We upgraded my wife to iPhone 6. When we're driving around, she likes to
listen to music on YouTube (don't ask). So we plugged in the charge/data cord
to the car's USB port. The phone charged, and the car's system display said
'reading files', but no audio would play. Instead, after 'reading files' it
displayed, 'no song'.

We tried a variety of different approaches, including playing YouTube on my
iPhone 6 and plugging it in to the car. It worked. My daughter's iPhone 6
worked. My wife's would not.

So I made an appointment at the Genius Bar. We told the story. Their
conclusion was 'bad USB chip' in the iPhone and they replaced it as a warranty
issue.

We took the new iPhone out to the car, and my wife excitedly plugged it in...

No luck.

Finally, I looked at the phone again and launched iTunes, which, of course,
was empty.

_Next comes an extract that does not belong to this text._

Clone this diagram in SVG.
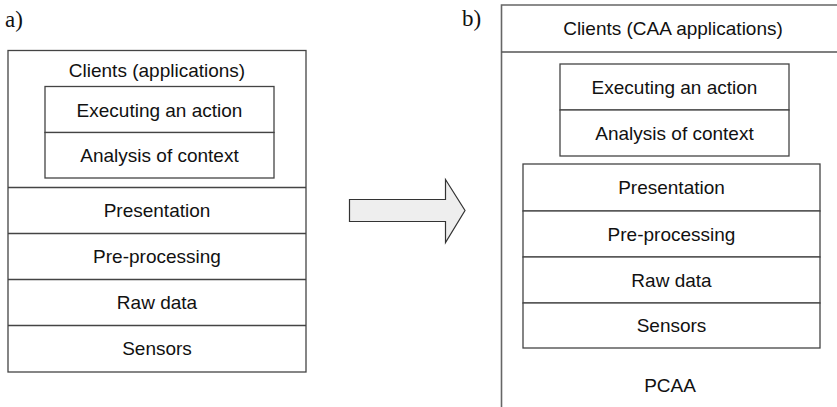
<svg xmlns="http://www.w3.org/2000/svg" width="837" height="407" viewBox="0 0 837 407">
<style>
.b{fill:#fff;stroke:#444;stroke-width:1.3}
.l{fill:none;stroke:#444;stroke-width:1.3}
.t{font-family:"Liberation Sans",Arial,sans-serif;font-size:19px;fill:#111;text-anchor:middle}
.lab{font-family:"Liberation Serif","Times New Roman",serif;font-size:23px;fill:#111}
</style>
<rect width="837" height="407" fill="#fff"/>
<text class="lab" x="5" y="27">a)</text>
<text class="lab" x="462" y="26">b)</text>
<g id="panelA">
<rect class="b" x="8" y="50.5" width="298" height="321.5"/>
<line class="l" x1="8" y1="187.5" x2="306" y2="187.5"/>
<line class="l" x1="8" y1="233.5" x2="306" y2="233.5"/>
<line class="l" x1="8" y1="279.5" x2="306" y2="279.5"/>
<line class="l" x1="8" y1="325.5" x2="306" y2="325.5"/>
<text class="t" x="157" y="77">Clients (applications)</text>
<g id="a-exec"><rect class="b" x="45" y="86.5" width="229" height="46"/><text class="t" x="159.5" y="116.5">Executing an action</text></g>
<g id="a-analysis"><rect class="b" x="45" y="132.5" width="229" height="45.5"/><text class="t" x="159.5" y="162">Analysis of context</text></g>
<g id="a-pres"><text class="t" x="157" y="217">Presentation</text></g>
<g id="a-pre"><text class="t" x="157" y="263">Pre-processing</text></g>
<g id="a-raw"><text class="t" x="157" y="309">Raw data</text></g>
<g id="a-sens"><text class="t" x="157" y="355">Sensors</text></g>
</g>
<g id="connectors">
<path d="M349.5,199.5 H445.5 V179.5 L465,210.5 L445.5,242.5 V221.5 H349.5 Z" fill="#eeeeee" stroke="#333" stroke-width="1.2" stroke-linejoin="miter"/>
</g>
<g id="panelB">
<path d="M501.5,410 V5 H845" fill="none" stroke="#666" stroke-width="1.6"/>
<line x1="501.5" y1="52" x2="845" y2="52" stroke="#555" stroke-width="1.5"/>
<text class="t" x="673" y="35">Clients (CAA applications)</text>
<g id="b-exec"><rect class="b" x="560" y="64" width="229" height="46"/><text class="t" x="674.5" y="94">Executing an action</text></g>
<g id="b-analysis"><rect class="b" x="560" y="110" width="229" height="46"/><text class="t" x="674.5" y="140">Analysis of context</text></g>
<g id="b-pres"><rect class="b" x="523" y="164" width="297" height="47"/><text class="t" x="671.5" y="194">Presentation</text></g>
<g id="b-pre"><rect class="b" x="523" y="211" width="297" height="46"/><text class="t" x="671.5" y="241">Pre-processing</text></g>
<g id="b-raw"><rect class="b" x="523" y="257" width="297" height="46"/><text class="t" x="671.5" y="287">Raw data</text></g>
<g id="b-sens"><rect class="b" x="523" y="303" width="297" height="45"/><text class="t" x="671.5" y="332">Sensors</text></g>
<text class="t" x="670" y="392">PCAA</text>
</g>
</svg>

She does not have a music collection. Then the coin dropped... 'no
song'. You don't suppose.....

Yes. In order to get any other media to play through the USB from her phone,
she had to have at least _one_ song in iTunes. I loaded 'Year of the Cat' and
sure enough, YouTube now played.

I am reminded of that anecdote because some time later, 'Year of the Cat' was
mysteriously deleted.

------
ryguytilidie
"Glitch" and "fix" are terms that seem pretty far removed from the way Apple
was talking about this just last week...